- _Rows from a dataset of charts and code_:
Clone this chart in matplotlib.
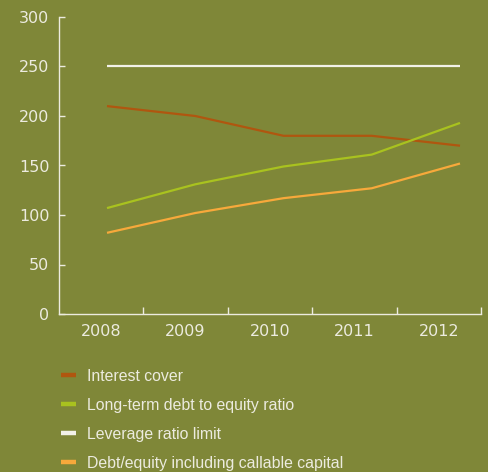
import matplotlib
matplotlib.use("Agg")
import matplotlib.pyplot as plt
from matplotlib.lines import Line2D
import numpy as np

years = [2008, 2009, 2010, 2011, 2012]
interest_cover = [210, 200, 180, 180, 170]
lt_debt_equity = [107, 131, 149, 161, 193]
leverage_limit = [250, 250, 250, 250, 250]
debt_equity_callable = [82, 102, 117, 127, 152]

series_labels = [
    "Interest cover",
    "Long-term debt to equity ratio",
    "Leverage ratio limit",
    "Debt/equity including callable capital",
]
y_ticks = [0, 50, 100, 150, 200, 250, 300]

BG = "#7f8738"
FG = "#ecebdf"
colors = ["#b0560f", "#a9c21f", "#f2f1e8", "#f7a93b"]

fig = plt.figure(figsize=(4.88, 4.72), dpi=100, facecolor=BG)
ax = fig.add_axes([59 / 488, 158 / 472, 422 / 488, 297 / 472], facecolor=BG)

for vals, c in zip([interest_cover, lt_debt_equity, leverage_limit, debt_equity_callable], colors):
    ax.plot(years, vals, color=c, lw=1.6, solid_capstyle="butt")

# x range: year points sit inside five equal category bands
x0, x1 = years[0] - 0.544, years[-1] + 0.238
ax.set_xlim(x0, x1)
ax.set_ylim(0, 300)

edges = np.linspace(x0, x1, len(years) + 1)
centers = (edges[:-1] + edges[1:]) / 2
ax.set_xticks(edges[1:])
ax.set_xticklabels([])
ax.set_xticks(centers, minor=True)
ax.set_xticklabels([str(y) for y in years], minor=True)
ax.tick_params(axis="x", which="major", direction="in", length=5, width=1, color=FG)
ax.tick_params(axis="x", which="minor", length=0, pad=7, labelsize=11.5, labelcolor=FG)

ax.set_yticks(y_ticks)
ax.tick_params(axis="y", direction="in", length=4, width=1, color=FG, pad=7,
               labelsize=11.5, labelcolor=FG)

for side in ["top", "right"]:
    ax.spines[side].set_visible(False)
for side in ["left", "bottom"]:
    ax.spines[side].set_color(FG)
    ax.spines[side].set_linewidth(1)

handles = [Line2D([0], [0], color=c, lw=3.2, solid_capstyle="butt") for c in colors]
fig.legend(handles, series_labels, loc="upper left", bbox_to_anchor=(61 / 488, 1 - 369 / 472),
           frameon=False, borderpad=0, borderaxespad=0,
           handlelength=0.96, handletextpad=0.7, labelspacing=0.88,
           prop={"family": "Liberation Sans", "size": 11.4}, labelcolor=FG)

fig.savefig("out.png", dpi=100, facecolor=BG)
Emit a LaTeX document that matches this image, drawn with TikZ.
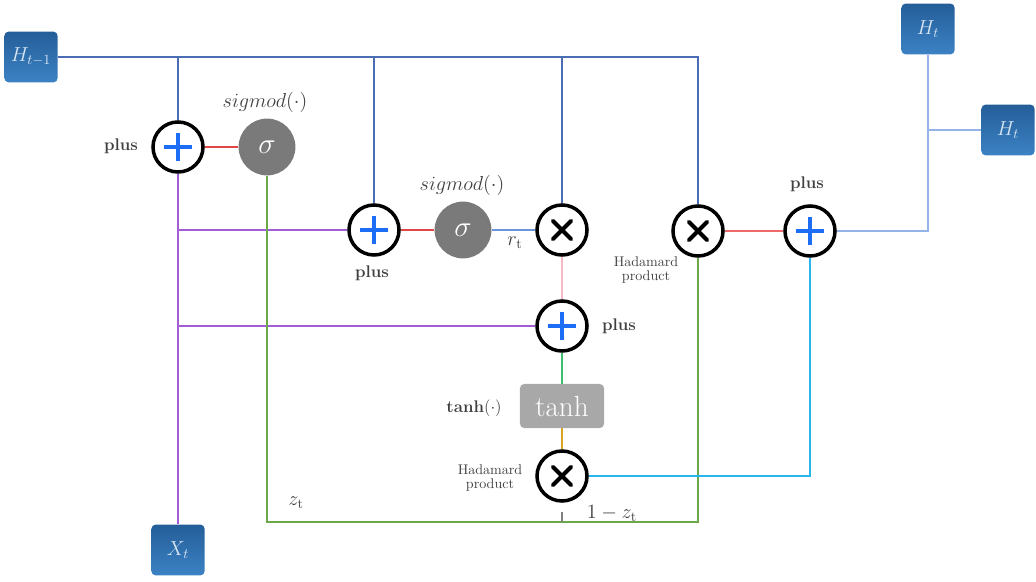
\documentclass[tikz,border=0pt]{standalone}
\usepackage{amsmath}
\usepackage{tikz}
\usetikzlibrary{positioning}

\definecolor{hblue}{HTML}{3C82C4}
\definecolor{hbluedark}{HTML}{245E99}
\definecolor{topblue}{HTML}{4A6DB5}
\definecolor{gatepurple}{HTML}{A05DD6}
\definecolor{gatered}{HTML}{E04848}
\definecolor{zgreen}{HTML}{6DA84A}
\definecolor{rblue}{HTML}{6A95DB}
\definecolor{pinkline}{HTML}{F5B8C4}
\definecolor{tgreen}{HTML}{3DBE6E}
\definecolor{goldline}{HTML}{D9A521}
\definecolor{cyanline}{HTML}{29B6EE}
\definecolor{outblue}{HTML}{94B3E6}
\definecolor{outred}{HTML}{F06A6A}
\definecolor{sgray}{HTML}{7A7A7A}
\definecolor{tgray}{HTML}{A8A8A8}
\definecolor{plusblue}{HTML}{1E6EF5}
\definecolor{labgray}{HTML}{404040}

\tikzset{
  hbox/.style={rounded corners=3pt, top color=hbluedark, bottom color=hblue,
    minimum width=1.33cm, minimum height=1.27cm, inner sep=0pt,
    text=white!80!hblue, font=\Large},
  opplus/.style={circle, draw=black, line width=2.5pt, fill=white, minimum size=1.25cm,
    path picture={\draw[plusblue, line width=2.8pt]
      ([xshift=-10pt]path picture bounding box.center) -- ([xshift=10pt]path picture bounding box.center)
      ([yshift=-10pt]path picture bounding box.center) -- ([yshift=10pt]path picture bounding box.center);}},
  optimes/.style={circle, draw=black, line width=2.5pt, fill=white, minimum size=1.25cm,
    path picture={\draw[black, line width=2.8pt, line cap=round]
      ([shift={(-6.5pt,-6.5pt)}]path picture bounding box.center) -- ([shift={(6.5pt,6.5pt)}]path picture bounding box.center)
      ([shift={(-6.5pt,6.5pt)}]path picture bounding box.center) -- ([shift={(6.5pt,-6.5pt)}]path picture bounding box.center);}},
  sigmanode/.style={circle, fill=sgray, minimum size=1.42cm, text=white, font=\huge},
  tanhbox/.style={rounded corners=3pt, fill=tgray, minimum width=2.1cm, minimum height=1.1cm,
    text=white, font=\huge},
  lab/.style={text=labgray, inner sep=1pt},
  wire/.style={line width=1.3pt},
}

\begin{document}
\begin{tikzpicture}[x=0.025cm, y=-0.025cm]
    \useasboundingbox (0,0) rectangle (1036,582);

    % inputs and outputs
    \node[hbox] (Hprev) at (31,57) {$H_{t-1}$};
    \node[hbox] (Xt) at (178,550) {$X_t$};
    \node[hbox] (Htop) at (928,29) {$H_t$};
    \node[hbox] (Hright) at (1008,130) {$H_t$};

    % gates
    \node[opplus] (plusA) at (178,147) {};
    \node[sigmanode] (sigA) at (267,147) {$\sigma$};
    \node[opplus] (plusB) at (374,230) {};
    \node[sigmanode] (sigB) at (463,230) {$\sigma$};
    \node[optimes] (mulA) at (562,230) {};
    \node[opplus] (plusC) at (562,326) {};
    \node[tanhbox] (tanhA) at (562,406) {tanh};
    \node[optimes] (mulB) at (562,476) {};
    \node[optimes] (mulC) at (698,231) {};
    \node[opplus] (plusD) at (810,231) {};

    \coordinate (zbend) at (267,522);
    \coordinate (zend) at (698,522);
    \coordinate (tick) at (562,512);

    % labels
    \node[lab, font=\Large] (lsigA) at (265,102) {$sigmod(\cdot)$};
    \node[lab, font=\large\bfseries] (lplusA) at (121,146) {plus};
    \node[lab, font=\large\bfseries] (lplusB) at (372,273) {plus};
    \node[lab, font=\Large] (lsigB) at (462,185) {$sigmod(\cdot)$};
    \node[lab, font=\Large] (lrt) at (515,243) {$r_{\mathrm{t}}$};
    \node[lab, font=\large\bfseries] (lplusC) at (619,326) {plus};
    \node[lab, font=\large\bfseries] (ltanh) at (474,408) {tanh$(\cdot)$};
    \node[lab, align=center] (lmulB) at (490,478) {Hadamard\\[-2pt]product};
    \node[lab, align=center] (lmulC) at (646,270) {Hadamard\\[-2pt]product};
    \node[lab, font=\large\bfseries] (lplusD) at (807,184) {plus};
    \node[lab, font=\Large] (lzt) at (296,503) {$z_{\mathrm{t}}$};
    \node[lab, font=\Large] (lonez) at (612,513) {$1-z_{\mathrm{t}}$};

    % hidden state in
    \draw[wire, topblue] (Hprev.east) -| (mulC.north);
    \draw[wire, topblue] (plusA.north) -- (plusA.north |- Hprev.east);
    \draw[wire, topblue] (plusB.north) -- (plusB.north |- Hprev.east);
    \draw[wire, topblue] (mulA.north) -- (mulA.north |- Hprev.east);

    % input x_t
    \draw[wire, gatepurple] (Xt.north) -- (plusA.south);
    \draw[wire, gatepurple] (plusA |- plusB) -- (plusB.west);
    \draw[wire, gatepurple] (plusA |- plusC) -- (plusC.west);

    % update and reset gates
    \draw[wire, gatered] (plusA.east) -- (sigA.west);
    \draw[wire, gatered] (plusB.east) -- (sigB.west);
    \draw[wire, rblue] (sigB.east) -- (mulA.west);
    \draw[wire, zgreen] (sigA.south) -- (zbend) -- (zend) -- (mulC.south);
    \draw[line width=1pt, gray] (tick) -- (tick |- zend);

    % candidate
    \draw[wire, pinkline] (mulA.south) -- (plusC.north);
    \draw[wire, tgreen] (plusC.south) -- (tanhA.north);
    \draw[wire, goldline] (tanhA.south) -- (mulB.north);
    \draw[wire, cyanline] (mulB.east) -| (plusD.south);
    \draw[wire, outred] (mulC.east) -- (plusD.west);

    % output
    \draw[wire, outblue] (plusD.east) -| (Htop.south);
    \draw[wire, outblue] (Htop.south |- Hright.west) -- (Hright.west);
\end{tikzpicture}
\end{document}
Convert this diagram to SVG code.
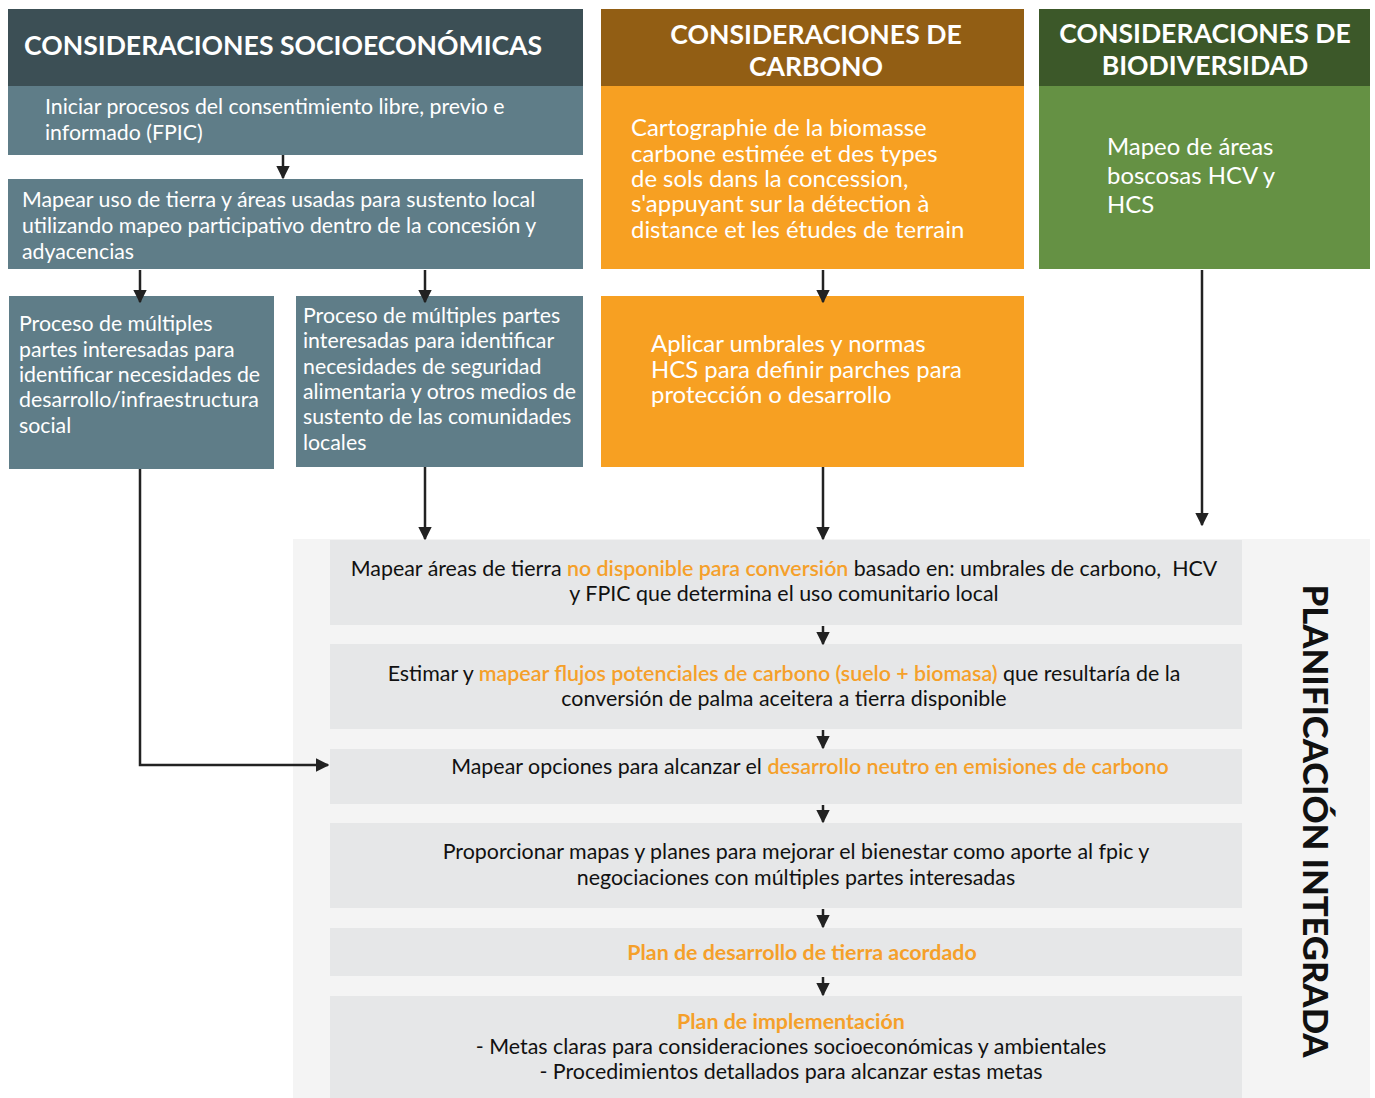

- _WHAT NEEDS TO BE DONE_: Begin at the top of the records above and retype each line exactly until the line containing "import numpy as np", which is included. Skip all pictures.

- _THE SOLUTION_:
Clone this chart in matplotlib.
import matplotlib
matplotlib.use("Agg")
import matplotlib.pyplot as plt
from matplotlib.lines import Line2D
import numpy as np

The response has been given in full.